When hormones cause acne

Mothers and daughters often share many life experiences – both good and bad. Acne, caused by hormonal fluctuations, is a shared experience most younger and older women would rather not have – especially before a date or a special occasion.
Acne is, however, not something which disappears when adolescence is over. It can show up as whiteheads, blackheads, pimples or small cysts in women of any age. These are all the result of skin pores becoming partially or completely clogged up, and sometimes infected by bacteria. The skin-
coloured/red bumps that form when you have a pimple, are called comedones.
For years, people believed the myth that chocolate caused acne. While a healthy diet (as well as exercise) is good for your overall health and can reduce the incidence of inflammation in the body, scientists have never found any particular foodstuff to be the cause of acne.

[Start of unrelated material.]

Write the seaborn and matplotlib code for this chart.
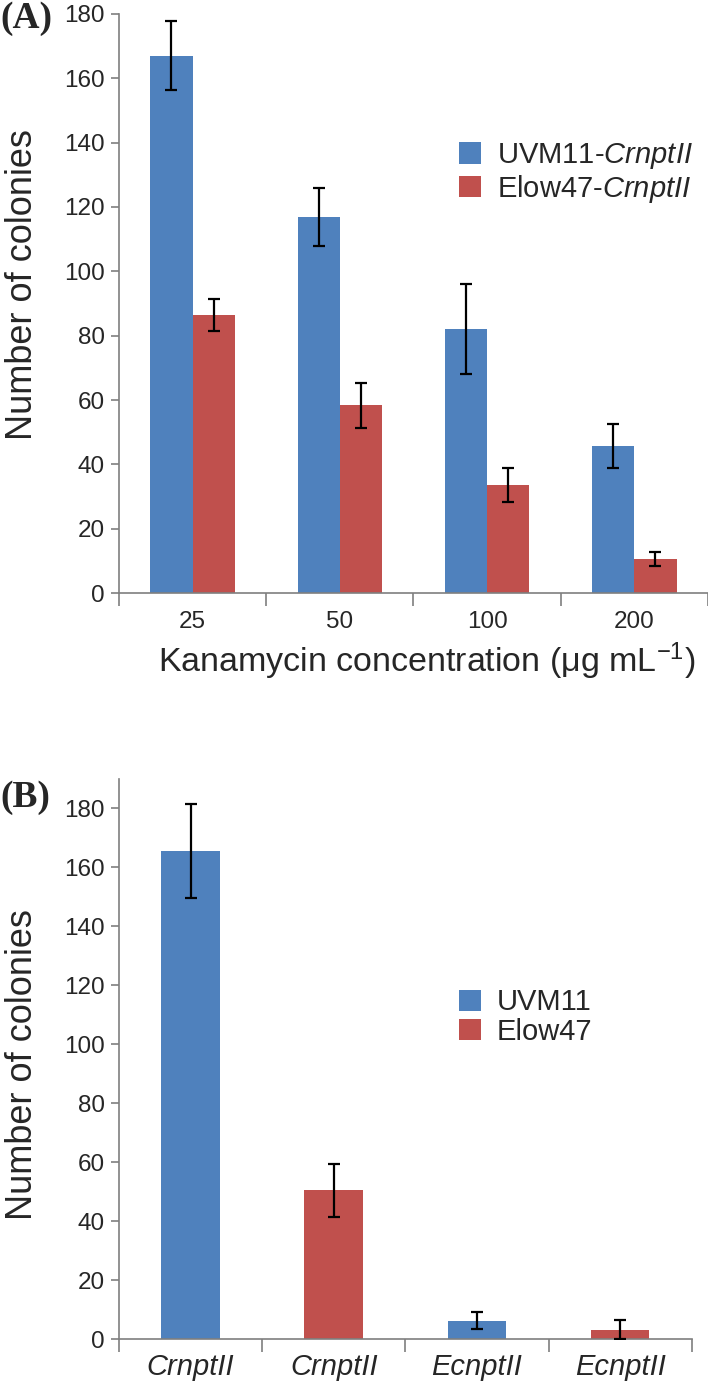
import numpy as np
import pandas as pd
import matplotlib
matplotlib.use("Agg")
import matplotlib.pyplot as plt
import seaborn as sns
from matplotlib.ticker import FixedLocator

# ---- data ----
conc_labels = ["25", "50", "100", "200"]
uvm_vals = [167, 117, 82, 45.7]
uvm_err = [10.7, 9, 14, 6.7]
elow_vals = [86.3, 58.4, 33.6, 10.6]
elow_err = [5, 7, 5.2, 2.2]
series_a = ["UVM11-$\\mathit{CrnptII}$", "Elow47-$\\mathit{CrnptII}$"]

gene_labels = ["CrnptII", "CrnptII", "EcnptII", "EcnptII"]
strain_b = ["UVM11", "Elow47", "UVM11", "Elow47"]
b_vals = [165.6, 50.4, 6.2, 3.2]
b_err = [16, 9, 2.9, 3.2]

blue = "#4F81BD"
red = "#C0504D"

sns.set_theme(style="white")
plt.rcParams["font.family"] = ["Liberation Sans", "DejaVu Sans"]
plt.rcParams["mathtext.fontset"] = "custom"
plt.rcParams["mathtext.rm"] = "Liberation Sans"
plt.rcParams["mathtext.it"] = "Liberation Sans:italic"

fig = plt.figure(figsize=(7.08, 13.97), dpi=100)
axA = fig.add_axes([0.168, 0.5755, 0.832, 0.4145])
axB = fig.add_axes([0.168, 0.0415, 0.809, 0.401])

axis_col = "#7f7f7f"

# ---- panel A ----
dfA = pd.DataFrame({
    "conc": conc_labels * 2,
    "val": uvm_vals + elow_vals,
    "err": uvm_err + elow_err,
    "series": [series_a[0]] * 4 + [series_a[1]] * 4,
})
sns.barplot(data=dfA, x="conc", y="val", hue="series", palette=[blue, red],
            width=0.573, errorbar=None, ax=axA, saturation=1, linewidth=0)
for cont, errs in zip(axA.containers, [uvm_err, elow_err]):
    xs = [p.get_x() + p.get_width() / 2 for p in cont.patches]
    hs = [p.get_height() for p in cont.patches]
    axA.errorbar(xs, hs, yerr=errs, fmt="none", ecolor="black", elinewidth=1.6,
                 capsize=4.5, capthick=1.6, zorder=5)
axA.set_ylim(0, 180)
axA.set_xlim(-0.5, 3.5)
axA.set_yticks(np.arange(0, 181, 20))
axA.set_xlabel("Kanamycin concentration (μg mL$^{\\mathregular{-1}}$)", fontsize=24.5)
axA.xaxis.set_label_coords(0.523, -0.082)
axA.set_ylabel("Number of colonies", fontsize=26)
axA.yaxis.set_label_coords(-0.134, 0.532)
axA.get_legend().remove()
handlesA, labelsA = axA.get_legend_handles_labels()
fig.legend(handlesA, labelsA, loc="upper left", bbox_to_anchor=(0.648, 0.899),
           frameon=False, fontsize=21, handlelength=0.75, handleheight=0.75,
           handletextpad=0.55, labelspacing=0.05, borderaxespad=0, borderpad=0)

# ---- panel B ----
dfB = pd.DataFrame({
    "pos": ["a", "b", "c", "d"],
    "val": b_vals,
    "err": b_err,
    "strain": strain_b,
})
sns.barplot(data=dfB, x="pos", y="val", hue="strain", palette=[blue, red], dodge=False,
            width=0.41, errorbar=None, ax=axB, saturation=1, linewidth=0)
xsB, hsB = [], []
for p in axB.patches:
    if p.get_height() > 0 and p.get_width() > 0:
        xsB.append(p.get_x() + p.get_width() / 2)
        hsB.append(p.get_height())
order = np.argsort(xsB)
xsB = [xsB[i] for i in order]
hsB = [hsB[i] for i in order]
axB.errorbar(xsB, hsB, yerr=b_err, fmt="none", ecolor="black", elinewidth=1.6,
             capsize=4.5, capthick=1.6, zorder=5)
axB.set_ylim(0, 190)
axB.set_xlim(-0.5, 3.5)
axB.set_yticks(np.arange(0, 181, 20))
axB.set_xticks(range(4))
axB.set_xticklabels(gene_labels, fontstyle="italic")
axB.set_xlabel("")
axB.set_ylabel("Number of colonies", fontsize=26)
axB.yaxis.set_label_coords(-0.1375, 0.49)
axB.get_legend().remove()
handlesB, labelsB = axB.get_legend_handles_labels()
fig.legend(handlesB, labelsB, loc="upper left", bbox_to_anchor=(0.648, 0.2925),
           frameon=False, fontsize=21, handlelength=0.75, handleheight=0.75,
           handletextpad=0.55, labelspacing=0.05, borderaxespad=0, borderpad=0)

for ax in (axA, axB):
    sns.despine(ax=ax)
    for s in ("left", "bottom"):
        ax.spines[s].set_color(axis_col)
        ax.spines[s].set_linewidth(1.2)
    ax.tick_params(axis="y", which="major", left=True, length=6, width=1.2,
                   color=axis_col, labelsize=17.5, pad=4)
    ax.tick_params(axis="x", which="major", bottom=True, length=0, labelsize=17.5, pad=13)
    ax.xaxis.set_minor_locator(FixedLocator([-0.5, 0.5, 1.5, 2.5, 3.5]))
    ax.tick_params(axis="x", which="minor", bottom=True, length=9, width=1.2,
                   color=axis_col)
axB.tick_params(axis="x", which="major", labelsize=21, pad=10)

fig.text(0.0, 0.999, "(A)", fontsize=27, fontweight="bold", family="Liberation Serif",
         va="top", ha="left")
fig.text(0.0, 0.442, "(B)", fontsize=27, fontweight="bold", family="Liberation Serif",
         va="top", ha="left")

fig.savefig("out.png", dpi=100)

So what is the role of hormones in causing acne, and what can mothers and daughters do about it?


The role of hormones
There is no single cause of acne, and it is linked to several things, such as excess oil production in the skin, clogged hair follicles, bacterial infection, and side effects of certain medications. Constant stress can also play a role.
But back to the hormonal causes. Most young and adult women have had the experience of a skin breakout when they are pre-menstrual. Why does this happen?


Pores and hair follicles in the skin contain what is called sebaceous (or oil) glands. These glands produce a sebum that lubricates your skin and your hair. Without these sebaceous glands, our skin would be dry and cracked, and we would age much faster. But this natural skin lubricant comes at
the price of a few pimples for most women.

The production of sebum is affected by hormonal changes, such as are seen during the menstrual cycle or pregnancy. In adolescence, hormone levels in a girl’s body can change dramatically. In the first half of a 28-day menstrual cycle, the predominant hormone is oestrogen, and in the second half
of the cycle it is progesterone, which stimulates the production of sebum.

Then just before the onset of the period, both of these hormonal levels drop. The male hormone, testosterone (yes, girls have a little bit of this too) stays at a constant level all month, so suddenly it finds itself in the top spot. And,
yes, you’ve guessed it – testosterone is also linked to the excess production of sebum, which, in turn can lead to the clogging of pores and hair follicles.

Hormonal acne in teens often appears on the nose, forehead and chin. In adult women, it tends to appear on the lower part of the face, such as the bottom of the cheeks and the jawline. While most girls and women have a few pimples now and then, hormonal acne can become severe, forming
deep red cysts under the skin, which could lead to scarring.

The treatment of hormonal acne
There are basically two ways of treating this condition: by means of topical skin care, and going onto prescription hormonal treatments. It is always advisable to see a doctor or a dermatologist if the problem is moderate to severe. Skin cleansing alone will make little difference to a severe case of
hormonal acne.


Topical skin care: This includes proper cleansing of the skin to remove excess sebum before it can clog the pores. Steaming your face can also help to unclog pores. Over-the-counter acne remedies often contain salicylic acid, which clears the pores and removes excess oil. Treatments that contain benzoyl peroxide remove excess oil and unclog the pores. It also dries out existing pimples and kills bacteria. It can go a long way to preventing new pimples or acne from forming. There are also
several other topical medications that your doctor or dermatologist could prescribe that are more powerful. Remember that these take time to work – don’t be impatient and expect overnight miracles.


Oral medication. All of these require a doctor’s prescription. They range from antibiotics that kill bacteria and reduce inflammation, to hormonal treatments, which include oral contraceptives (also known as “The Pill”). These work by regulating hormone levels with the aim of reducing the
production of sebum, thereby reducing the incidence of acne. For severe cases of cystic acne, retinoids can be used. They reduce oil production but can have serious side effects.